For larger debt that will take longer to clear, the fee becomes less important and it’s the length of the 0% offer that matters most. Let’s assume you have £4,000 debt that you plan to pay off over 15 months. Switch it to the Virgin credit card, with a 2.98% fee, and you will pay £119.20 on top of your original debt.

Leave it languishing on your current credit card with a 14.9% APR and you will accrue £408 in interest over that period.

#2: Kiss your new rate goodbye
This next trap can be really expensive. Once you have applied for your card and your account has been opened you must do two things. The first is to set up a direct debit for at least the minimum payment (preferably more). The second is to check with the card company that your new direct debit will be set up and operational in time to make your first payment.

If you miss your first payment you will now be charged at least £12. But you may well also have your introductory rate withdrawn - without being informed. If this happens complain vociferously but politely. If they won’t refund the fee and put you back on the 0% rate then transfer away immediately.

If you fall for this trick the card company gets the balance transfer fee which could be £150 or more, the late payment fee of £12 and the full rate of interest on your debt for a month or two which could be £140 (on £5,000 at 16.9%). Make sure you ask the question, "Will my direct debit cover my first payment?" If the answer is no then ensure you make your first payment manually.

#3: Inverse order of payments
This is undoubtedly the sneakiest of all the tricks employed by lenders as it catches so many people out (with disastrous consequences).

What they do is manipulate your debt so that the most expensive part is paid off last. Since the advent of 0% credit cards, this has become a massive money spinner for the banks.

As a result, there are a host of credit cards out there - from all the big name players, with the notable exception of Nationwide - designed specifically with this trick in mind.

They offer a lengthy 0% balance transfer deal and combine this with a short term new purchase offer designed to tempt you into spending on the card as well. Do this and you’ll be sorry.

Let’s assume you switch £3,000 debt to a credit card that offers 12 months interest free on transfers and three months on new purchases.

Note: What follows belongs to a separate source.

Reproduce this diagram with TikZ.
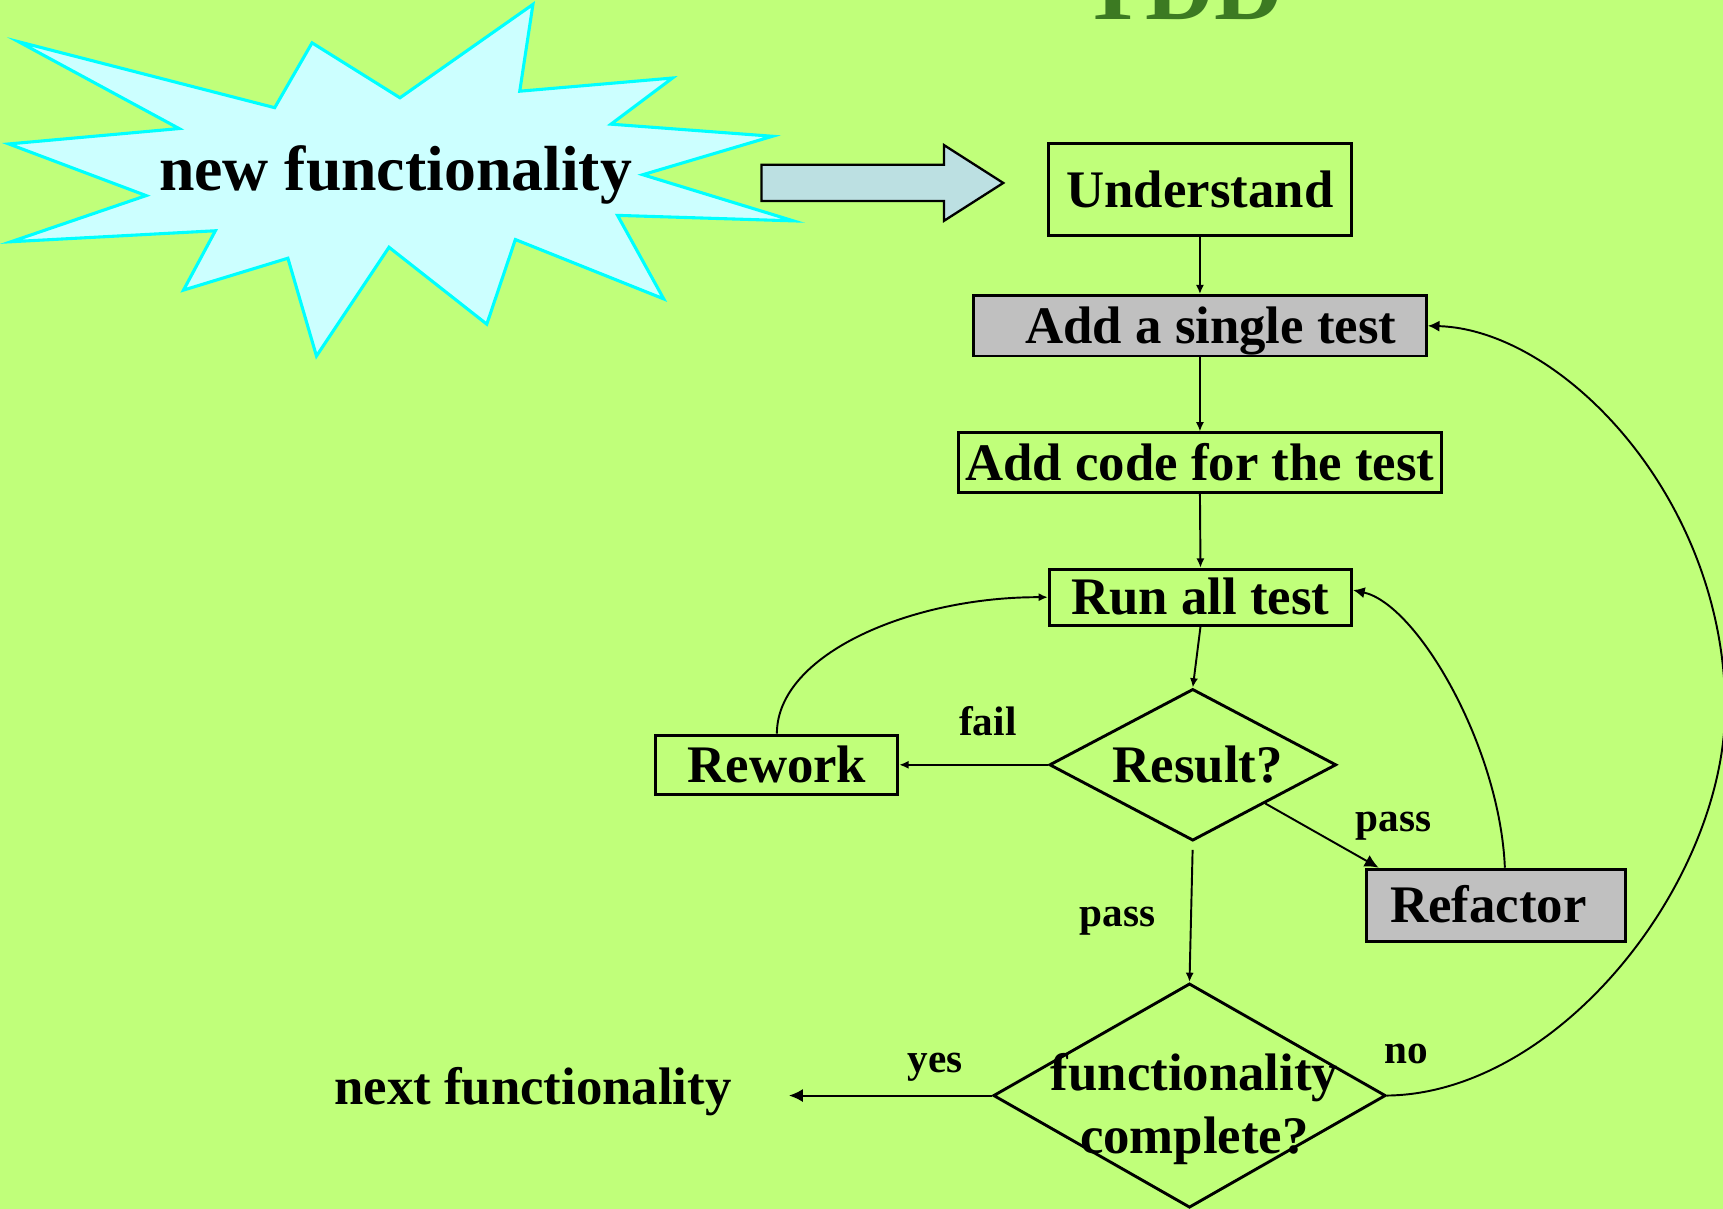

You then have an unexpected £1,000 expense which you can’t immediately cover, so you put it on the card and plan to repay it before the 0% new purchase offer expires in three months time.

But when you do repay that money, you’ll find that it has gone towards the balance transfer instead. So after three months you still owe the £1,000 from that new purchase, and it is now earning interest at a rate of anywhere between 16% and 19%. Before you can even begin to repay it, you have to clear the £2,000 remaining on your balance transfer.

There are two ways to avoid this trick: Either choose a card that offers identical new purchase and balance transfer deals, or simply use a separate credit card for each. Personally, we’d recommend the latter, as it’ll get you a better deal – the longest dual interest free offer is 10 months, but you can get 12 months on new purchases with HSBC, and 15 months on transfers with Virgin.

#4: Foreign transaction/withdrawal fees
Use your credit card while abroad and you will be charged a 2.75% fee on every transaction. The foreign transaction fee is a big earner for banks, netting them £650 million last year alone.

As if having to pay nearly £30 on every £1,000 wasn’t enough, you’ll be hit with an additional fee of up to 3% for drawing cash. That means you could be charged up to 5.75%% every time you visit the ATM while abroad.

So how do you avoid these fees? Get an Abbey Zero credit card, which allows free use abroad and free withdrawals.

#5: Cash advance trick
Even if you aren’t charged for cash withdrawals on your credit card, it’s something you should avoid at all costs.

This is because these transactions earn interest at an obscenely high rate – as much as 25% with some banks - and of course it’s also the hardest debt to clear, because of the inverse order of payments we mentioned earlier.

If you really have no alternative, then make sure you get a credit card that won’t penalise you excessively for doing so. The CoOperative Bank’s Clear VISA is one of the few on the market that charges the same rate (12.9%) on withdrawals as for all other transactions.